Problem requirements:
Copy out every line in the entries below that includes "code".
╭─ Exercise input
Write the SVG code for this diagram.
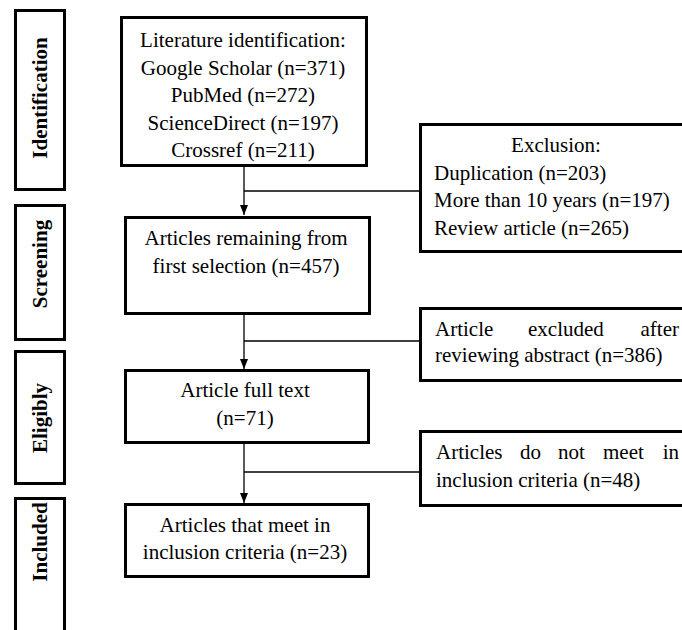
<svg xmlns="http://www.w3.org/2000/svg" width="682" height="630" viewBox="0 0 682 630">
<defs>
<style>
.box{fill:#fff;stroke:#000;stroke-width:3}
.t{font-family:"Liberation Serif","Times New Roman",serif;font-size:21px;fill:#000}
.c{text-anchor:middle}
.s{font-family:"Liberation Serif","Times New Roman",serif;font-size:21px;font-weight:bold;fill:#000;text-anchor:middle}
.ln{stroke:#000;stroke-width:1.3;fill:none}
</style>
<marker id="ah" viewBox="0 0 10 8" refX="10" refY="4" markerWidth="10" markerHeight="8" markerUnits="userSpaceOnUse" orient="auto">
<path d="M0,0 L10,4 L0,8 Z" fill="#000"/>
</marker>
</defs>
<rect width="682" height="630" fill="#fff"/>
<g id="stage-identification">
<rect class="box" x="15.5" y="10.5" width="49" height="179"/>
<text class="s" transform="translate(47,98) rotate(-90)">Identification</text>
</g>
<g id="stage-screening">
<rect class="box" x="15.5" y="205.5" width="49" height="134"/>
<text class="s" transform="translate(47,264) rotate(-90)">Screening</text>
</g>
<g id="stage-eligibly">
<rect class="box" x="15.5" y="351.5" width="49" height="132"/>
<text class="s" transform="translate(47,418) rotate(-90)">Eligibly</text>
</g>
<g id="stage-included">
<rect class="box" x="15.5" y="498.5" width="49" height="150"/>
<text class="s" transform="translate(47,542) rotate(-90)">Included</text>
</g>
<g id="connectors">
<line class="ln" x1="244" y1="167" x2="244" y2="215" marker-end="url(#ah)"/>
<line class="ln" x1="244" y1="191" x2="420" y2="191"/>
<line class="ln" x1="244" y1="315" x2="244" y2="369" marker-end="url(#ah)"/>
<line class="ln" x1="244" y1="341" x2="420" y2="341"/>
<line class="ln" x1="244" y1="444" x2="244" y2="503" marker-end="url(#ah)"/>
<line class="ln" x1="244" y1="472" x2="420" y2="472"/>
</g>
<g id="identification">
<rect class="box" x="121.5" y="17.5" width="245" height="148"/>
<text class="t c" x="243" y="47">Literature identification:</text>
<text class="t c" x="243" y="74.5">Google Scholar (n=371)</text>
<text class="t c" x="243" y="102">PubMed (n=272)</text>
<text class="t c" x="243" y="129.5">ScienceDirect (n=197)</text>
<text class="t c" x="243" y="157">Crossref (n=211)</text>
</g>
<g id="exclusion">
<rect class="box" x="420.5" y="124.5" width="290" height="127"/>
<text class="t c" x="556" y="152">Exclusion:</text>
<text class="t" x="434" y="180">Duplication (n=203)</text>
<text class="t" x="434" y="207">More than 10 years (n=197)</text>
<text class="t" x="434" y="235">Review article (n=265)</text>
</g>
<g id="screening">
<rect class="box" x="125.5" y="217.5" width="244" height="96"/>
<text class="t c" x="246" y="245">Articles remaining from</text>
<text class="t c" x="246" y="272.5">first selection (n=457)</text>
</g>
<g id="excluded-abstract">
<rect class="box" x="420.5" y="308.5" width="290" height="72"/>
<text class="t" x="435" y="335.5">Article</text>
<text class="t" x="528" y="335.5">excluded</text>
<text class="t" x="679" y="335.5" text-anchor="end">after</text>
<text class="t" x="435" y="361.5">reviewing abstract (n=386)</text>
</g>
<g id="full-text">
<rect class="box" x="125.5" y="370.5" width="243" height="72"/>
<text class="t c" x="245" y="396.5">Article full text</text>
<text class="t c" x="245" y="425">(n=71)</text>
</g>
<g id="not-meet">
<rect class="box" x="420.5" y="431.5" width="290" height="74"/>
<text class="t" x="436" y="459">Articles</text>
<text class="t" x="520" y="459">do</text>
<text class="t" x="558" y="459">not</text>
<text class="t" x="603" y="459">meet</text>
<text class="t" x="679" y="459" text-anchor="end">in</text>
<text class="t" x="436" y="486.5">inclusion criteria (n=48)</text>
</g>
<g id="included">
<rect class="box" x="125.5" y="504.5" width="243" height="72"/>
<text class="t c" x="245" y="531.5">Articles that meet in</text>
<text class="t c" x="245" y="558.5">inclusion criteria (n=23)</text>
</g>
</svg>
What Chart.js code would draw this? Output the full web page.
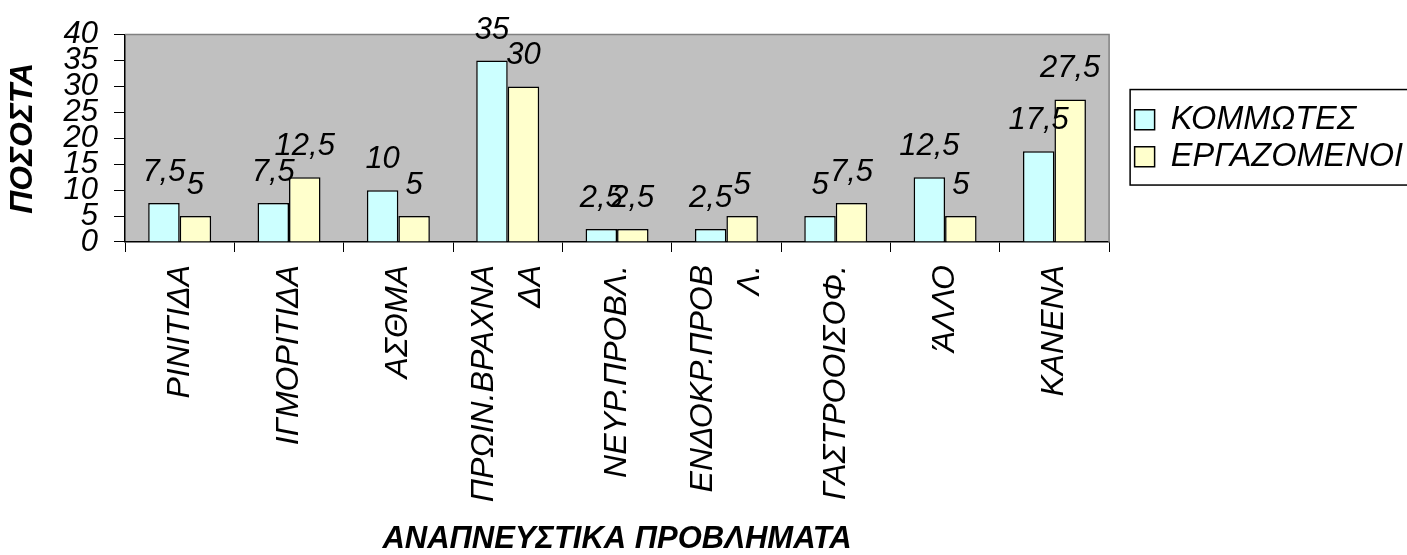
╰─
Response to this exercise:
Write the SVG code for this diagram.
What Chart.js code would draw this? Output the full web page.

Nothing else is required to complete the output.